Sunday, May 3rd, 2009

1 John 3:16-24
Presented May 3, 2009, by J.D. Kline
The Fourth Sunday of Easter

Our church’s Outreach and Growth Ministry Group recently took a look at the number of “hits” on our website in recent months, and discovered that the section of the website most visited—more than double any other section—was Community. It’s not surprising, really, that this would happen, for we live in a society literally starved for genuine community, parched by a lack of authentic interaction among neighbors. Quaker author Philip Gulley’s book entitled Porch Talk is based on the author’s observation that we have quit building homes with front porches. The author laments the loss of the significant conversations that occurred on many of those porches, not only within families, but also the valuable contact with neighbors who were passing by. Writes Philip Gulley,

This is the irony—we have more talk than ever before [these days], but too little communication; so many words, but so little meaning. “Bombardment” is the word that comes to mind—talk radio, 24-hour news, hundreds of television channels, and, God help us, gas pumps that spout the news along with fuel—coarse exchanges fraying the ties that bind….

I do not wish to romanticize the porch. Not all of the talk reached the level of Plato or Jefferson, but there was a luster to those talks, a certain glow and depth lacking in these days of e-mail and instant messaging. Perhaps it was the parenthesis of silence, the bracketing of conversation with reflection.

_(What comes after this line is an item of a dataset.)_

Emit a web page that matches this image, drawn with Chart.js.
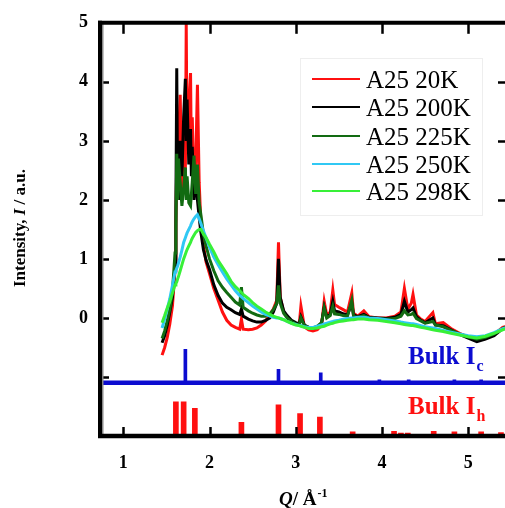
<!DOCTYPE html>
<html>
<head>
<meta charset="utf-8">
<script src="https://cdn.jsdelivr.net/npm/chart.js@4.4.1/dist/chart.umd.min.js"></script>
<style>
  html, body { margin: 0; padding: 0; overflow: hidden; background: #fff; }
  #chart { display: block; }
</style>
</head>
<body>
<canvas id="chart" width="512" height="508"></canvas>
<script>
// Q grid shared by the five measured curves (1/A)
const qGrid = [
  1.45, 1.48, 1.51, 1.54, 1.57, 1.60,
  1.61, 1.62, 1.63, 1.64, 1.66, 1.68, 1.70, 1.72, 1.73, 1.74, 1.76, 1.78, 1.79, 1.80, 1.82, 1.84, 1.86, 1.88, 1.90,
  1.93, 1.96, 2.00, 2.05, 2.10, 2.15, 2.20, 2.25, 2.30, 2.35,
  2.37, 2.39, 2.45, 2.50, 2.55, 2.60, 2.65, 2.70, 2.74, 2.78,
  2.80, 2.82, 2.86, 2.90, 2.95, 3.00, 3.04, 3.06, 3.10, 3.15,
  3.20, 3.25, 3.30, 3.33, 3.36, 3.40, 3.43, 3.45, 3.50, 3.55,
  3.60, 3.65, 3.67, 3.72, 3.79, 3.85, 3.95, 4.05, 4.15, 4.22,
  4.26, 4.30, 4.34, 4.36, 4.40, 4.45, 4.50, 4.59, 4.62, 4.71,
  4.80, 4.90, 5.00, 5.10, 5.20, 5.30, 5.40, 5.45
];

const a25_20K = [
  -0.63, -0.50, -0.33, -0.10, 0.20, 0.80,
  1.6, 2.6, 2.0, 3.0, 3.78, 2.2, 3.2, 2.4, 4.98, 2.8, 3.6, 4.15, 2.6, 3.4, 2.2, 2.6, 3.95, 2.3, 1.6,
  1.23, 0.95, 0.75, 0.50, 0.30, 0.10, -0.04, -0.12, -0.16, -0.19,
  -0.02, -0.19, -0.20, -0.19, -0.17, -0.12, -0.05, 0.05, 0.15, 0.30,
  1.28, 0.35, 0.10, 0.02, -0.06, -0.10, -0.12, 0.20, -0.15, -0.20,
  -0.22, -0.20, -0.12, 0.28, 0.05, 0.10, 0.47, 0.23, 0.18, 0.14,
  0.10, 0.42, 0.08, 0.03, 0.12, 0.02, 0.00, 0.00, 0.03, 0.10,
  0.50, 0.15, 0.25, 0.40, 0.05, -0.02, -0.06, 0.09, -0.10, -0.08,
  -0.18, -0.26, -0.32, -0.38, -0.35, -0.28, -0.16, -0.14
];

const a25_200K = [
  -0.42, -0.30, -0.12, 0.10, 0.35, 0.90,
  1.8, 4.23, 2.2, 2.0, 3.0, 2.4, 3.4, 4.05, 3.0, 3.7, 2.6, 3.2, 2.4, 2.9, 2.0, 2.4, 2.0, 1.7, 1.45,
  1.15, 0.98, 0.82, 0.56, 0.38, 0.25, 0.18, 0.14, 0.09, 0.06,
  0.15, 0.03, -0.02, -0.05, -0.07, -0.07, -0.04, 0.00, 0.10, 0.25,
  1.00, 0.35, 0.12, 0.04, -0.04, -0.08, -0.10, 0.02, -0.12, -0.16,
  -0.18, -0.16, -0.08, 0.18, 0.02, 0.06, 0.28, 0.12, 0.10, 0.07,
  0.05, 0.25, 0.05, 0.02, 0.06, 0.01, 0.00, -0.01, 0.01, 0.06,
  0.28, 0.10, 0.14, 0.17, 0.02, -0.04, -0.08, 0.00, -0.12, -0.13,
  -0.20, -0.28, -0.34, -0.40, -0.36, -0.30, -0.18, -0.15
];

const a25_225K = [
  -0.35, -0.22, -0.05, 0.15, 0.45, 1.10,
  1.5, 2.78, 2.0, 2.7, 2.3, 1.9, 2.2, 2.55, 2.0, 2.4, 1.95, 1.9, 2.1, 2.3, 2.75, 2.1, 2.6, 1.95, 1.75,
  1.42, 1.22, 1.00, 0.80, 0.63, 0.52, 0.43, 0.35, 0.27, 0.22,
  0.52, 0.18, 0.12, 0.08, 0.05, 0.03, 0.03, 0.07, 0.14, 0.25,
  0.55, 0.25, 0.08, 0.00, -0.06, -0.10, -0.12, 0.00, -0.13, -0.16,
  -0.17, -0.14, -0.08, 0.17, 0.00, 0.04, 0.20, 0.07, 0.06, 0.04,
  0.03, 0.30, 0.03, 0.01, 0.04, 0.00, -0.01, -0.02, -0.01, 0.03,
  0.12, 0.05, 0.06, 0.08, -0.01, -0.05, -0.09, -0.06, -0.12, -0.15,
  -0.21, -0.27, -0.32, -0.36, -0.33, -0.27, -0.18, -0.15
];

const a25_250K = [
  -0.17, -0.02, 0.15, 0.33, 0.55, 0.78,
  0.80, 0.84, 0.88, 0.93, 1.03, 1.15, 1.28, 1.36, 1.40, 1.44, 1.50, 1.56, 1.60, 1.63, 1.68, 1.72, 1.75, 1.68, 1.60,
  1.47, 1.36, 1.20, 1.03, 0.90, 0.78, 0.66, 0.56, 0.46, 0.38,
  0.36, 0.33, 0.26, 0.20, 0.15, 0.10, 0.06, 0.03, 0.01, 0.00,
  0.00, -0.01, -0.03, -0.06, -0.09, -0.11, -0.13, -0.13, -0.15, -0.16,
  -0.16, -0.14, -0.12, -0.10, -0.09, -0.07, -0.06, -0.05, -0.04, -0.02,
  -0.01, 0.00, 0.00, 0.01, 0.01, 0.00, -0.01, -0.03, -0.05, -0.07,
  -0.08, -0.09, -0.10, -0.10, -0.11, -0.13, -0.15, -0.17, -0.18, -0.21,
  -0.24, -0.27, -0.30, -0.32, -0.30, -0.25, -0.18, -0.16
];

const a25_298K = [
  -0.08, 0.04, 0.17, 0.28, 0.42, 0.56,
  0.58, 0.61, 0.66, 0.70, 0.80, 0.90, 1.00, 1.08, 1.12, 1.16, 1.22, 1.28, 1.32, 1.35, 1.40, 1.45, 1.48, 1.50, 1.50,
  1.42, 1.36, 1.25, 1.12, 0.97, 0.86, 0.75, 0.62, 0.53, 0.46,
  0.43, 0.40, 0.33, 0.26, 0.20, 0.15, 0.10, 0.06, 0.03, 0.01,
  0.00, -0.01, -0.03, -0.06, -0.09, -0.12, -0.13, -0.14, -0.16, -0.18,
  -0.18, -0.17, -0.15, -0.14, -0.12, -0.10, -0.09, -0.08, -0.06, -0.05,
  -0.04, -0.03, -0.03, -0.02, -0.02, -0.03, -0.04, -0.06, -0.08, -0.10,
  -0.11, -0.12, -0.13, -0.13, -0.14, -0.16, -0.17, -0.20, -0.21, -0.23,
  -0.26, -0.29, -0.32, -0.34, -0.31, -0.26, -0.20, -0.18
];

const seriesNames = ['A25 20K', 'A25 200K', 'A25 225K', 'A25 250K', 'A25 298K'];
const seriesColors = ['#ff1010', '#000000', '#126b12', '#30c8f4', '#38f038'];
const seriesValues = [a25_20K, a25_200K, a25_225K, a25_250K, a25_298K];

// bulk reference peaks
const bulkIcBase = -1.1;
const bulkIcQ = [1.72, 2.80, 3.29, 3.97, 4.31, 4.84, 5.15];
const bulkIcTop = [-0.53, -0.87, -0.93, -1.05, -1.05, -1.05, -1.05];
const bulkIhBase = -2;
const bulkIhQ = [1.61, 1.70, 1.83, 2.37, 2.80, 3.05, 3.28, 3.66, 4.14, 4.22, 4.30, 4.60, 4.84, 5.15, 5.38];
const bulkIhTop = [-1.42, -1.42, -1.53, -1.77, -1.47, -1.62, -1.68, -1.93, -1.92, -1.95, -1.95, -1.92, -1.93, -1.93, -1.94];

const xTicks = [1, 2, 3, 4, 5];
const yTickLabels = [0, 1, 2, 3, 4, 5];
const yTickMarks = [4, 3, 2, 1, 0, -1];

const SERIF = '"Liberation Serif", "Times New Roman", serif';

const lineSets = seriesValues.map((vals, i) => ({
  type: 'line',
  label: seriesNames[i],
  data: qGrid.map((q, j) => ({x: q, y: vals[j]})),
  borderColor: seriesColors[i],
  borderWidth: 3,
  pointRadius: 0,
  tension: 0,
  order: 10 - i
}));

const icLine = {
  type: 'line',
  label: 'Ic base',
  data: [{x: 0.73, y: bulkIcBase}, {x: 5.45, y: bulkIcBase}],
  borderColor: '#0c0cd0',
  borderWidth: 4.5,
  pointRadius: 0,
  order: 20
};

const icBars = {
  type: 'bar',
  label: 'Bulk Ic',
  data: bulkIcQ.map((q, i) => ({x: q, y: [bulkIcBase, bulkIcTop[i]]})),
  backgroundColor: '#0c0cd0',
  barThickness: 3,
  grouped: false,
  order: 21
};

const ihBars = {
  type: 'bar',
  label: 'Bulk Ih',
  data: bulkIhQ.map((q, i) => ({x: q, y: [bulkIhBase, bulkIhTop[i]]})),
  backgroundColor: '#ff1010',
  barThickness: 5,
  grouped: false,
  order: 22
};

const line = (ctx, x1, y1, x2, y2) => {
  ctx.beginPath();
  ctx.moveTo(x1, y1);
  ctx.lineTo(x2, y2);
  ctx.stroke();
};

// frame, inward ticks, legend, titles and bulk labels
const decorPlugin = {
  id: 'decor',
  afterDraw(chart) {
    const {ctx, chartArea: a, scales: {x, y}} = chart;
    ctx.save();
    ctx.strokeStyle = '#000';
    ctx.lineWidth = 2.5;
    yTickMarks.forEach(v => {
      const py = Math.round(y.getPixelForValue(v)) + 0.5;
      line(ctx, a.left, py, a.left + 9, py);
      line(ctx, a.right, py, a.right - 9, py);
    });
    xTicks.forEach(v => {
      const px = Math.round(x.getPixelForValue(v)) + 0.5;
      line(ctx, px, a.bottom, px, a.bottom - 9);
      line(ctx, px, a.top, px, a.top + 11);
    });

    // frame
    ctx.strokeStyle = '#888';
    ctx.lineWidth = 2;
    line(ctx, a.left + 2.5, a.top, a.left + 2.5, a.bottom);
    ctx.strokeStyle = '#000';
    ctx.lineWidth = 4;
    line(ctx, a.left, a.top - 2, a.left, a.bottom + 2);
    line(ctx, a.left - 2, a.top, a.right + 2, a.top);
    line(ctx, a.right, a.top, a.right, a.bottom);
    ctx.lineWidth = 4.5;
    line(ctx, a.left - 2, a.bottom, a.right + 2, a.bottom);

    // legend
    ctx.strokeStyle = '#eeeeee';
    ctx.lineWidth = 1;
    ctx.strokeRect(300.5, 58.5, 182, 157);
    const rowY = [79, 107, 136, 164, 191];
    ctx.font = '25px ' + SERIF;
    ctx.textBaseline = 'middle';
    ctx.textAlign = 'left';
    ctx.fillStyle = '#000';
    seriesNames.forEach((name, i) => {
      ctx.strokeStyle = seriesColors[i];
      ctx.lineWidth = 2;
      line(ctx, 312, rowY[i], 360, rowY[i]);
      ctx.fillText(name, 366, rowY[i] + 2);
    });

    // bulk labels
    ctx.textBaseline = 'alphabetic';
    const bulkLabel = (color, sub, yBase) => {
      ctx.fillStyle = color;
      ctx.font = 'bold 25px ' + SERIF;
      ctx.fillText('Bulk I', 408, yBase);
      const w = ctx.measureText('Bulk I').width;
      ctx.font = 'bold 16px ' + SERIF;
      ctx.fillText(sub, 408 + w + 1, yBase + 7);
    };
    bulkLabel('#0c0cd0', 'c', 364);
    bulkLabel('#ff1010', 'h', 414);

    // y title
    ctx.save();
    ctx.translate(21, 228);
    ctx.rotate(-Math.PI / 2);
    ctx.fillStyle = '#000';
    ctx.textBaseline = 'middle';
    const parts = [
      ['Intensity, ', 'bold 17px ' + SERIF],
      ['I', 'italic bold 17px ' + SERIF],
      [' / a.u.', 'bold 17px ' + SERIF]
    ];
    let total = 0;
    parts.forEach(p => { ctx.font = p[1]; total += ctx.measureText(p[0]).width; });
    let cx = -total / 2;
    parts.forEach(p => {
      ctx.font = p[1];
      ctx.fillText(p[0], cx, 0);
      cx += ctx.measureText(p[0]).width;
    });
    ctx.restore();

    // x title
    ctx.fillStyle = '#000';
    ctx.textBaseline = 'alphabetic';
    let tx = 279;
    ctx.font = 'italic bold 19px ' + SERIF;
    ctx.fillText('Q', tx, 505);
    tx += ctx.measureText('Q').width;
    ctx.font = 'bold 19px ' + SERIF;
    ctx.fillText('/ Å', tx, 505);
    tx += ctx.measureText('/ Å').width + 1;
    ctx.font = 'bold 12px ' + SERIF;
    ctx.fillText('-1', tx, 497);
    ctx.restore();
  }
};

new Chart(document.getElementById('chart'), {
  type: 'line',
  data: {datasets: [...lineSets, icLine, icBars, ihBars]},
  options: {
    responsive: false,
    animation: false,
    layout: {padding: {top: 16, right: 5, left: 0, bottom: 0}},
    plugins: {legend: {display: false}, tooltip: {enabled: false}},
    scales: {
      x: {
        type: 'linear',
        min: 0.73,
        max: 5.45,
        offset: false,
        grid: {display: false, drawTicks: false},
        border: {display: false},
        afterBuildTicks: s => { s.ticks = xTicks.map(v => ({value: v})); },
        afterFit: s => { s.height = 72; },
        ticks: {
          padding: 17,
          color: '#000',
          font: {family: SERIF, size: 18, weight: 'bold'},
          callback: v => String(v)
        }
      },
      y: {
        type: 'linear',
        min: -2,
        max: 5,
        grid: {display: false, drawTicks: false},
        border: {display: false},
        afterBuildTicks: s => { s.ticks = yTickLabels.map(v => ({value: v})); },
        afterFit: s => { s.width = 100; },
        ticks: {
          padding: 12,
          color: '#000',
          font: {family: SERIF, size: 18, weight: 'bold'},
          callback: v => String(v)
        }
      }
    }
  },
  plugins: [decorPlugin]
});
</script>
</body>
</html>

When my wife and I bought our home, we gave careful consideration to the number of bedrooms and bathrooms. Little did we realize the most valuable real estate would be the two hundred square feet of our porch. On it, we have solved all of the world’s problems, evening after pleasant evening, arcing back and forth in our wicker swing, the twilight breeze bearing all our cares away.

Truth be told, it is easy to romanticize the past. And yet, who among us does not recognize the truth in Philip Gulley’s observations? Surely this critical element of meaningful communication has been all but lost in many areas of contemporary life, as we have created a climate in larger society that encourages going it alone in life. All too many live lives cut off from others, even their own family members. In a recent issue of Newsweek, in “The Last Word” column, Anna Quindlen laments the fact that parenting in our culture has become largely a solitary activity. Writes Quindlen, “It used to take a village to raise a child, but there isn’t a village anymore. Instead of extended family, there’s a playground where everyone pretends everything’s fine.”